* **TASK DIRECTIONS**
Take the listing from its first line through the line that contains "ax = fig.add_axes([0.1048, 0.122, 0.904, 0.8445])" and please retype those lines exactly, leaving out the pictures.
....
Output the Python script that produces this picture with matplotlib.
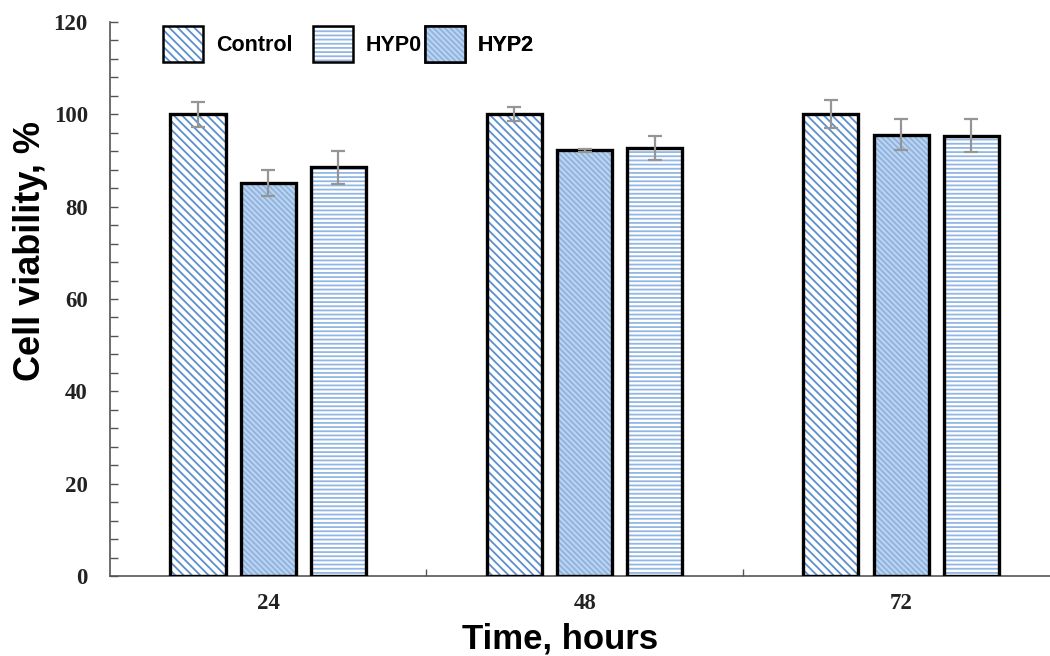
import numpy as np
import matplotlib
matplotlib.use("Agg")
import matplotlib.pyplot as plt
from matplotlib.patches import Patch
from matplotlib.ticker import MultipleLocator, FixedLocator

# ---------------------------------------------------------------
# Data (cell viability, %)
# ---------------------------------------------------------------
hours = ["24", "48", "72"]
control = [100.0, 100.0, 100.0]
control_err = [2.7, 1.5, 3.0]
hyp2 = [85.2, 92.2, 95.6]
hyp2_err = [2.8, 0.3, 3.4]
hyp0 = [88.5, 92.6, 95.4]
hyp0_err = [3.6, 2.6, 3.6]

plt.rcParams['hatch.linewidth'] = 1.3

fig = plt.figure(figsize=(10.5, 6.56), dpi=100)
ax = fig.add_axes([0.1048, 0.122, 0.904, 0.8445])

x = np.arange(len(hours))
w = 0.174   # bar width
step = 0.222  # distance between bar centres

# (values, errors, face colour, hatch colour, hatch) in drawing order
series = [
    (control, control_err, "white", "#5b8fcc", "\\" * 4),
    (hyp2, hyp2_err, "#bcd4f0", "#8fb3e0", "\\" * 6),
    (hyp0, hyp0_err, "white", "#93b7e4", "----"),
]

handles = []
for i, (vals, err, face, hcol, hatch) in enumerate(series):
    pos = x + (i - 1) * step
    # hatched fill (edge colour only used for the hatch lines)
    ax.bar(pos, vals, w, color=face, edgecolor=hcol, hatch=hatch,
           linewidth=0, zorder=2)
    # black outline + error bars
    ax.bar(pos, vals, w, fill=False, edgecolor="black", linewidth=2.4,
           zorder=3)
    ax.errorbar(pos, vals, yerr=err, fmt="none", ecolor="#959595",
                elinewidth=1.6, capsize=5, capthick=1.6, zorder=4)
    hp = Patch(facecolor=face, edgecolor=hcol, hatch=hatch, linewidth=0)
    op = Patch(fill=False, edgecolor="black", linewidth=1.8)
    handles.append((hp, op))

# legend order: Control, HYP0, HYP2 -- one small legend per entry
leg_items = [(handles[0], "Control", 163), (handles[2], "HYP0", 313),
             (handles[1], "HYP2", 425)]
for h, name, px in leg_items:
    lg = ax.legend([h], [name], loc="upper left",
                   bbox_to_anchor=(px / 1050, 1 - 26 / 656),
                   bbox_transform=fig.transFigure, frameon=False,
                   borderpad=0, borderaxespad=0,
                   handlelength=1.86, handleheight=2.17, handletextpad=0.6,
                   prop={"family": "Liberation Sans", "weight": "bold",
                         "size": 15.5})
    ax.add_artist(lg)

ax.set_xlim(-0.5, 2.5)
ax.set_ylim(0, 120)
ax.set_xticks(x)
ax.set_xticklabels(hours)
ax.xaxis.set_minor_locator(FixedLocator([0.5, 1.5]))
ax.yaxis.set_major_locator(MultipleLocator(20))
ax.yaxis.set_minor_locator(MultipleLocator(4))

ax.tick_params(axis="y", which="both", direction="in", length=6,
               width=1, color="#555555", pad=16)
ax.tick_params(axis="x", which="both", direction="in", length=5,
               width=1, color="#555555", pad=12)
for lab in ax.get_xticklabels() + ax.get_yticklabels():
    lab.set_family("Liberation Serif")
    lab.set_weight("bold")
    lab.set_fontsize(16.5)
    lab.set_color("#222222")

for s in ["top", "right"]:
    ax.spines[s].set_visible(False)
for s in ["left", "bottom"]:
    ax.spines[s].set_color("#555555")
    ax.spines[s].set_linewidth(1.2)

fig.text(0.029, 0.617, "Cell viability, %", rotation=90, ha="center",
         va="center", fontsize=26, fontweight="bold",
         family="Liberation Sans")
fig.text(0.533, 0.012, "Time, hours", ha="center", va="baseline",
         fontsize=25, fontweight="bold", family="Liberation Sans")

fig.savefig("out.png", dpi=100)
....
* **EXERCISE SOLUTION**
Output the Python script that produces this picture with matplotlib.
import numpy as np
import matplotlib
matplotlib.use("Agg")
import matplotlib.pyplot as plt
from matplotlib.patches import Patch
from matplotlib.ticker import MultipleLocator, FixedLocator

# ---------------------------------------------------------------
# Data (cell viability, %)
# ---------------------------------------------------------------
hours = ["24", "48", "72"]
control = [100.0, 100.0, 100.0]
control_err = [2.7, 1.5, 3.0]
hyp2 = [85.2, 92.2, 95.6]
hyp2_err = [2.8, 0.3, 3.4]
hyp0 = [88.5, 92.6, 95.4]
hyp0_err = [3.6, 2.6, 3.6]

plt.rcParams['hatch.linewidth'] = 1.3

fig = plt.figure(figsize=(10.5, 6.56), dpi=100)
ax = fig.add_axes([0.1048, 0.122, 0.904, 0.8445])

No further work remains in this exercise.